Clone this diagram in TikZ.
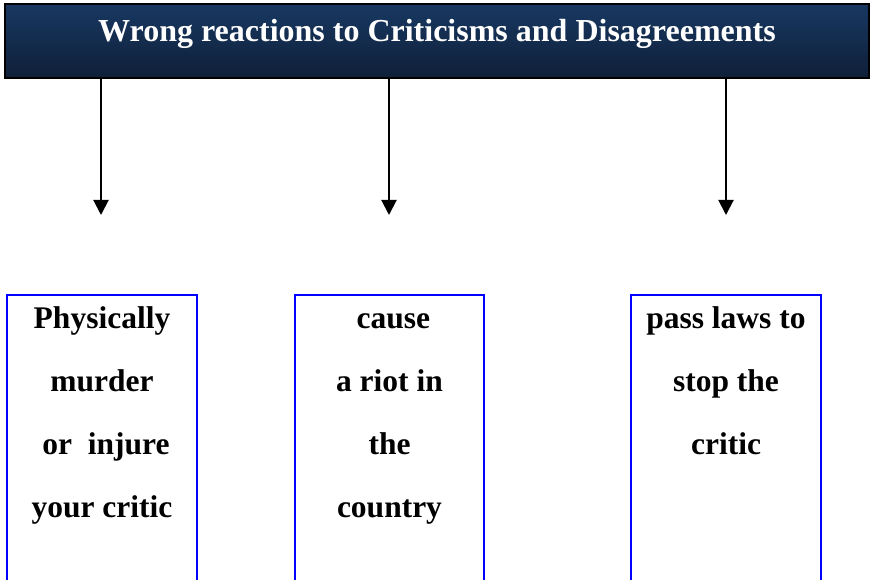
\documentclass[tikz,border=0pt]{standalone}
\usepackage{fontspec}
\setmainfont{Liberation Serif}
\usetikzlibrary{arrows.meta}
\definecolor{navytop}{HTML}{183862}
\definecolor{navybot}{HTML}{0F1F38}
\begin{document}
\begin{tikzpicture}[x=1pt,y=1pt,
  hdrbox/.style={draw=black,line width=2pt,top color=navytop,bottom color=navybot,
    minimum width=864pt,minimum height=74pt,inner sep=0pt},
  title/.style={text=white,font=\fontsize{32}{36}\selectfont\bfseries,inner sep=0pt,anchor=base},
  arr/.style={line width=2pt,-{Triangle[width=15pt,length=15pt]}},
  colbox/.style={draw=blue,line width=1.8pt,minimum height=330pt,anchor=north,inner sep=0pt},
  coltext/.style={inner sep=0pt,anchor=base}
]
\useasboundingbox (0,0) rectangle (872,579);
\clip (0,0) rectangle (872,579);
\node[hdrbox] (hdr) at (437,538) {};
\node[title] (ttl) at (437,537.3) {Wrong reactions to Criticisms and Disagreements};
\coordinate (e1) at (101,364);
\coordinate (e2) at (389,364);
\coordinate (e3) at (726,364);
\draw[arr] (hdr.south -| e1) -- (e1);
\draw[arr] (hdr.south -| e2) -- (e2);
\draw[arr] (hdr.south -| e3) -- (e3);
\node[colbox,minimum width=190pt] (b1) at (102,285) {};
\node[colbox,minimum width=189pt] (b2) at (389.5,285) {};
\node[colbox,minimum width=190pt] (b3) at (726,285) {};
\node[coltext] (t1) at (102,251) {\parbox[t]{190pt}{\centering\fontsize{31.5}{63}\selectfont\bfseries
  Physically\\murder\\\hspace*{.25em}or\ \ injure\\your critic}};
\node[coltext] (t2) at (389.5,251) {\parbox[t]{189pt}{\centering\fontsize{31.5}{63}\selectfont\bfseries
  \hspace*{.25em}cause\\a riot in\\the\\country}};
\node[coltext] (t3) at (726,251) {\parbox[t]{190pt}{\centering\fontsize{31.5}{63}\selectfont\bfseries
  pass laws to\\stop the\\critic}};
\end{tikzpicture}
\end{document}
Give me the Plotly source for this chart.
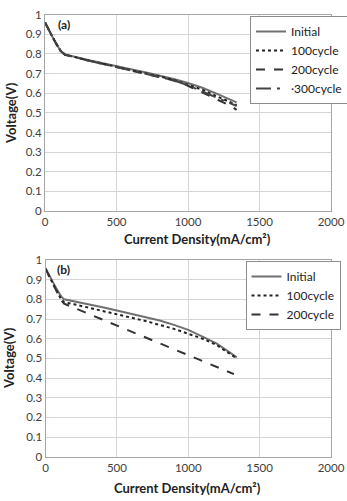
import plotly.graph_objects as go

# ---- Panel (a) data ----
xa = [0, 20, 50, 80, 110, 140, 170, 200, 300, 400, 500, 600, 700, 800, 900, 1000, 1100, 1200, 1300, 1340]
a_initial = [0.96, 0.93, 0.89, 0.85, 0.815, 0.797, 0.791, 0.787, 0.770, 0.753, 0.737, 0.722, 0.707, 0.690, 0.672, 0.652, 0.628, 0.598, 0.567, 0.553]
a_100 = [0.96, 0.93, 0.89, 0.85, 0.815, 0.796, 0.790, 0.786, 0.768, 0.751, 0.735, 0.720, 0.704, 0.686, 0.668, 0.645, 0.618, 0.585, 0.555, 0.540]
a_200 = [0.96, 0.93, 0.89, 0.85, 0.815, 0.796, 0.789, 0.785, 0.767, 0.750, 0.733, 0.717, 0.700, 0.683, 0.665, 0.638, 0.605, 0.572, 0.535, 0.515]
a_300 = [0.96, 0.93, 0.89, 0.85, 0.815, 0.796, 0.789, 0.785, 0.767, 0.750, 0.734, 0.718, 0.702, 0.684, 0.666, 0.640, 0.610, 0.580, 0.548, 0.535]

# ---- Panel (b) data ----
xb = [0, 20, 50, 80, 110, 130, 200, 300, 400, 500, 600, 700, 800, 900, 1000, 1100, 1200, 1300, 1340]
b_initial = [0.96, 0.93, 0.89, 0.85, 0.815, 0.800, 0.790, 0.775, 0.760, 0.743, 0.727, 0.710, 0.692, 0.670, 0.645, 0.610, 0.575, 0.525, 0.505]
b_100 = [0.955, 0.925, 0.88, 0.84, 0.800, 0.785, 0.775, 0.758, 0.742, 0.725, 0.708, 0.690, 0.670, 0.650, 0.625, 0.600, 0.567, 0.522, 0.500]
xb200 = [0, 20, 50, 80, 110, 130, 200, 300, 400, 500, 600, 700, 800, 900, 1000, 1100, 1200, 1300, 1320]
b_200 = [0.955, 0.925, 0.88, 0.835, 0.795, 0.778, 0.757, 0.728, 0.698, 0.668, 0.638, 0.608, 0.578, 0.548, 0.518, 0.490, 0.460, 0.428, 0.420]

x_ticks = [0, 500, 1000, 1500, 2000]
y_ticks = [0, 0.1, 0.2, 0.3, 0.4, 0.5, 0.6, 0.7, 0.8, 0.9, 1]
y_ticklabels = ["0", "0.1", "0.2", "0.3", "0.4", "0.5", "0.6", "0.7", "0.8", "0.9", "1"]

FONT = "Lato"

fig = go.Figure()

def add(x, y, name, dash, color, xaxis, yaxis, legend):
    fig.add_trace(go.Scatter(x=x, y=y, name=name, mode="lines",
                             line=dict(color=color, width=2, dash=dash),
                             xaxis=xaxis, yaxis=yaxis, legend=legend))

add(xa, a_initial, "Initial", "solid", "#707070", "x", "y", "legend")
add(xa, a_100, "100cycle", "dot", "#222222", "x", "y", "legend")
add(xa, a_200, "200cycle", "dash", "#333333", "x", "y", "legend")
add(xa, a_300, "·300cycle", "longdashdot", "#444444", "x", "y", "legend")

add(xb, b_initial, "Initial", "solid", "#707070", "x2", "y2", "legend2")
add(xb, b_100, "100cycle", "dot", "#222222", "x2", "y2", "legend2")
add(xb200, b_200, "200cycle", "dash", "#333333", "x2", "y2", "legend2")

W, H = 347, 501
def px(v): return v / W
def py(v): return 1 - v / H

axis_common = dict(showgrid=True, gridcolor="#d4d4d4", gridwidth=1,
                   showline=True, linecolor="#a6a6a6", linewidth=1, mirror=True,
                   zeroline=False, ticks="", tickfont=dict(family=FONT, size=11.5, color="#404040"))

fig.update_layout(
    width=W, height=H,
    margin=dict(l=0, r=0, t=0, b=0, autoexpand=False),
    paper_bgcolor="white", plot_bgcolor="white",
    showlegend=True,
    xaxis=dict(domain=[px(45), px(331)], range=[0, 2000], tickvals=x_ticks, anchor="y", **axis_common),
    yaxis=dict(domain=[py(211), py(14.7)], range=[0, 1], tickvals=y_ticks, ticktext=y_ticklabels, anchor="x", **axis_common),
    xaxis2=dict(domain=[px(45.5), px(331)], range=[0, 2000], tickvals=x_ticks, anchor="y2", **axis_common),
    yaxis2=dict(domain=[py(456.7), py(260)], range=[0, 1], tickvals=y_ticks, ticktext=y_ticklabels, anchor="x2", **axis_common),
    legend=dict(x=px(250), y=py(16), xanchor="left", yanchor="top",
                bgcolor="white", bordercolor="#8c8c8c", borderwidth=1,
                font=dict(family=FONT, size=12, color="#222222"), itemwidth=30,
                tracegroupgap=0),
    legend2=dict(x=px(245.5), y=py(261), xanchor="left", yanchor="top",
                 bgcolor="white", bordercolor="#8c8c8c", borderwidth=1,
                 font=dict(family=FONT, size=12, color="#222222"), itemwidth=30,
                 tracegroupgap=0),
)

ann_font = dict(family=FONT, size=13, color="#222222")
annotations = [
    dict(text="<b>(a)</b>", x=px(56), y=py(24.5), xref="paper", yref="paper", showarrow=False, xanchor="left", yanchor="middle", font=dict(family=FONT, size=12, color="#222222")),
    dict(text="<b>(b)</b>", x=px(55), y=py(269.5), xref="paper", yref="paper", showarrow=False, xanchor="left", yanchor="middle", font=dict(family=FONT, size=12, color="#222222")),
    dict(text="<b>Current Density(mA/cm²)</b>", x=px(197), y=py(239), xref="paper", yref="paper", showarrow=False, xanchor="center", yanchor="middle", font=ann_font),
    dict(text="<b>Current Density(mA/cm²)</b>", x=px(188), y=py(488), xref="paper", yref="paper", showarrow=False, xanchor="center", yanchor="middle", font=ann_font),
    dict(text="<b>Voltage(V)</b>", x=px(11), y=py(113), xref="paper", yref="paper", showarrow=False, textangle=-90, xanchor="center", yanchor="middle", font=ann_font),
    dict(text="<b>Voltage(V)</b>", x=px(9), y=py(358), xref="paper", yref="paper", showarrow=False, textangle=-90, xanchor="center", yanchor="middle", font=ann_font),
]
fig.update_layout(annotations=annotations)

fig.write_html("out.html")
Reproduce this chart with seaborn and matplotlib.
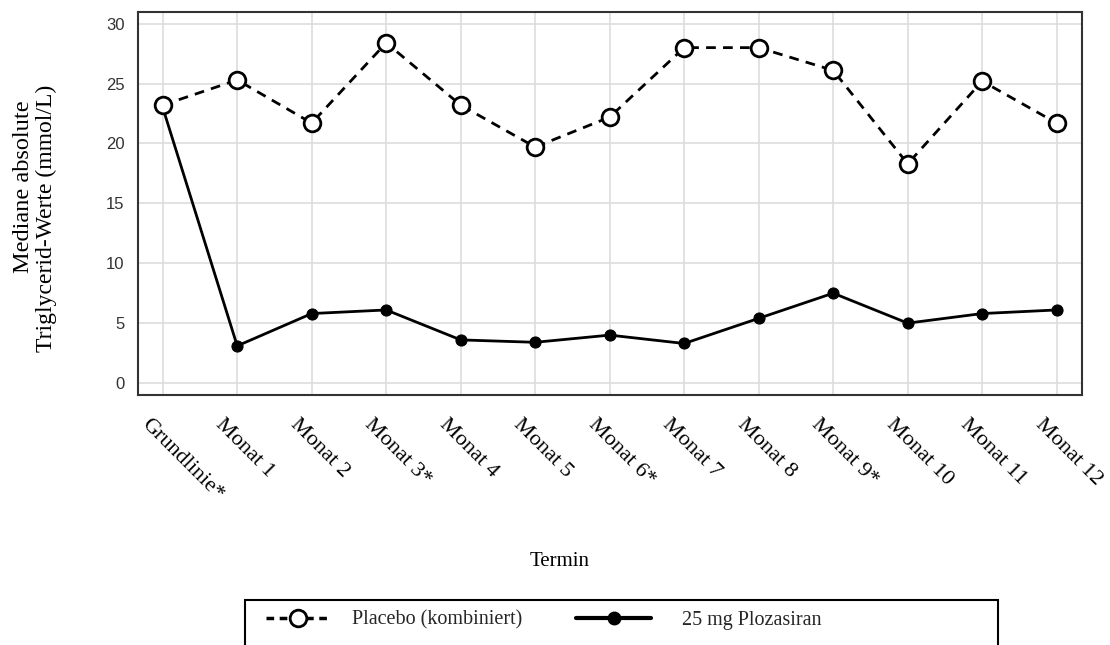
import matplotlib
matplotlib.use("Agg")
import matplotlib.pyplot as plt
import matplotlib.transforms as mtransforms
from matplotlib.lines import Line2D
from matplotlib.patches import Rectangle
import seaborn as sns
import pandas as pd

categories = ["Grundlinie*", "Monat 1", "Monat 2", "Monat 3*", "Monat 4", "Monat 5",
              "Monat 6*", "Monat 7", "Monat 8", "Monat 9*", "Monat 10", "Monat 11", "Monat 12"]
placebo = [23.2, 25.3, 21.7, 28.4, 23.2, 19.7, 22.2, 28.0, 28.0, 26.1, 18.3, 25.2, 21.7]
plozasiran = [23.0, 3.1, 5.8, 6.1, 3.6, 3.4, 4.0, 3.3, 5.4, 7.5, 5.0, 5.8, 6.1]
series_names = ["Placebo (kombiniert)", "25 mg Plozasiran"]
y_ticks = [0, 5, 10, 15, 20, 25, 30]

sns.set_theme(style="white")
serif = ["Liberation Serif", "DejaVu Serif"]
sans = ["Liberation Sans", "DejaVu Sans"]

fig = plt.figure(figsize=(11.1, 6.45), dpi=100)
ax = fig.add_axes([137.7 / 1110, 1 - 395 / 645, (1081.7 - 137.7) / 1110, (395 - 11.7) / 645])

df_p = pd.DataFrame({"Termin": categories, "Wert": placebo})
df_z = pd.DataFrame({"Termin": categories, "Wert": plozasiran})

sns.lineplot(data=df_z, x="Termin", y="Wert", ax=ax, color="black", linewidth=2.0,
             marker="o", markersize=8, markerfacecolor="black", markeredgecolor="black",
             sort=False, zorder=3)
sns.lineplot(data=df_p, x="Termin", y="Wert", ax=ax, color="black", linewidth=2.0,
             dashes=False, marker="o", markersize=12, markerfacecolor="white",
             markeredgecolor="black", markeredgewidth=2.0, sort=False, zorder=4)
ax.lines[-1].set_dashes([3.5, 2.6])

ax.set_xlim(-0.336, 12.336)
ax.set_ylim(-1, 31)
ax.set_yticks(y_ticks)
ax.set_xticks(range(len(categories)))
ax.set_xticklabels(categories)
ax.grid(True, color="#dddddd", linewidth=1.2)
ax.set_axisbelow(True)
for s in ax.spines.values():
    s.set_color("#333333")
    s.set_linewidth(1.5)
ax.tick_params(axis="x", direction="out", length=8.5, width=1.4, color="#333333", pad=6,
               labelcolor="black")
ax.tick_params(axis="y", direction="out", length=6.5, width=1.4, color="#333333", pad=3,
               labelsize=12, labelcolor="#333333")
for t in ax.get_yticklabels():
    t.set_fontfamily(sans)
offset = mtransforms.ScaledTranslation(-12 / 100, 0, fig.dpi_scale_trans)
for t in ax.get_xticklabels():
    t.set_fontfamily(serif)
    t.set_fontsize(16)
    t.set_rotation(-45)
    t.set_ha("left")
    t.set_va("top")
    t.set_rotation_mode("anchor")
    t.set_transform(t.get_transform() + offset)
ax.set_xlabel("")
ax.set_ylabel("")

fig.text(24 / 1110, 1 - 187 / 645, "Mediane absolute", rotation=90, ha="center", va="center",
         fontsize=17.5, family=serif, color="black")
fig.text(46 / 1110, 1 - 218 / 645, "Triglycerid-Werte (mmol/L)", rotation=90, ha="center",
         va="center", fontsize=17, family=serif, color="black")
fig.text(560 / 1110, 1 - 562 / 645, "Termin", ha="center", va="center", fontsize=15,
         family=serif, color="black")

# legend
fig.patches.append(Rectangle((245 / 1110, -0.05), (998 - 245) / 1110, (1 - 600 / 645) + 0.05,
                             transform=fig.transFigure, facecolor="white", edgecolor="black",
                             linewidth=1.5, zorder=0))
h1 = Line2D([], [], color="black", linewidth=2.5, dashes=[2.2, 1.6], marker="o", markersize=12,
            markerfacecolor="white", markeredgecolor="black", markeredgewidth=2.0)
h2 = Line2D([], [], color="black", linewidth=3.0, marker="o", markersize=9,
            markerfacecolor="black", markeredgecolor="black")
leg1 = fig.legend([h1], [series_names[0]], loc="center left",
                  bbox_to_anchor=(248 / 1110, 1 - 620 / 645), frameon=False,
                  handlelength=3.13, handletextpad=1.15, numpoints=1,
                  prop={"family": serif, "size": 14.5})
leg2 = fig.legend([h2], [series_names[1]], loc="center left",
                  bbox_to_anchor=(558 / 1110, 1 - 620 / 645), frameon=False,
                  handlelength=3.73, handletextpad=1.54, numpoints=1,
                  prop={"family": serif, "size": 14.5})

fig.savefig("out.png", dpi=100)
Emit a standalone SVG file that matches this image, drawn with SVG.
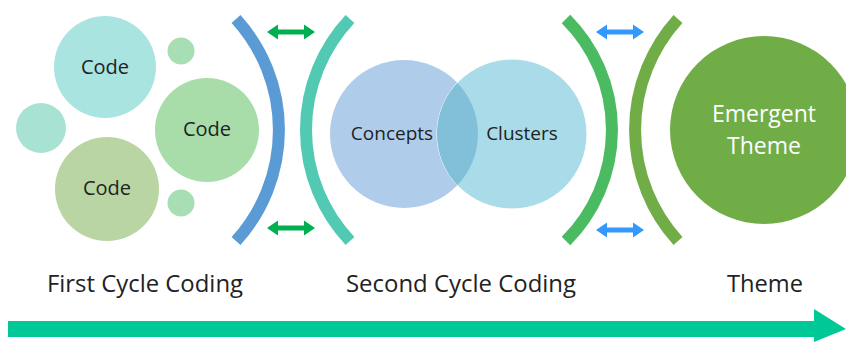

:::

Given instruction>
Up in the listing, locate the line with "Give me the Plotly source for this chart."; print it and every line after it down to the line with "0.580, 0.548, 0.535]", which is included too. Skip the pictures.

Completed exercise>
Give me the Plotly source for this chart.
import plotly.graph_objects as go

# ---- Panel (a) data ----
xa = [0, 20, 50, 80, 110, 140, 170, 200, 300, 400, 500, 600, 700, 800, 900, 1000, 1100, 1200, 1300, 1340]
a_initial = [0.96, 0.93, 0.89, 0.85, 0.815, 0.797, 0.791, 0.787, 0.770, 0.753, 0.737, 0.722, 0.707, 0.690, 0.672, 0.652, 0.628, 0.598, 0.567, 0.553]
a_100 = [0.96, 0.93, 0.89, 0.85, 0.815, 0.796, 0.790, 0.786, 0.768, 0.751, 0.735, 0.720, 0.704, 0.686, 0.668, 0.645, 0.618, 0.585, 0.555, 0.540]
a_200 = [0.96, 0.93, 0.89, 0.85, 0.815, 0.796, 0.789, 0.785, 0.767, 0.750, 0.733, 0.717, 0.700, 0.683, 0.665, 0.638, 0.605, 0.572, 0.535, 0.515]
a_300 = [0.96, 0.93, 0.89, 0.85, 0.815, 0.796, 0.789, 0.785, 0.767, 0.750, 0.734, 0.718, 0.702, 0.684, 0.666, 0.640, 0.610, 0.580, 0.548, 0.535]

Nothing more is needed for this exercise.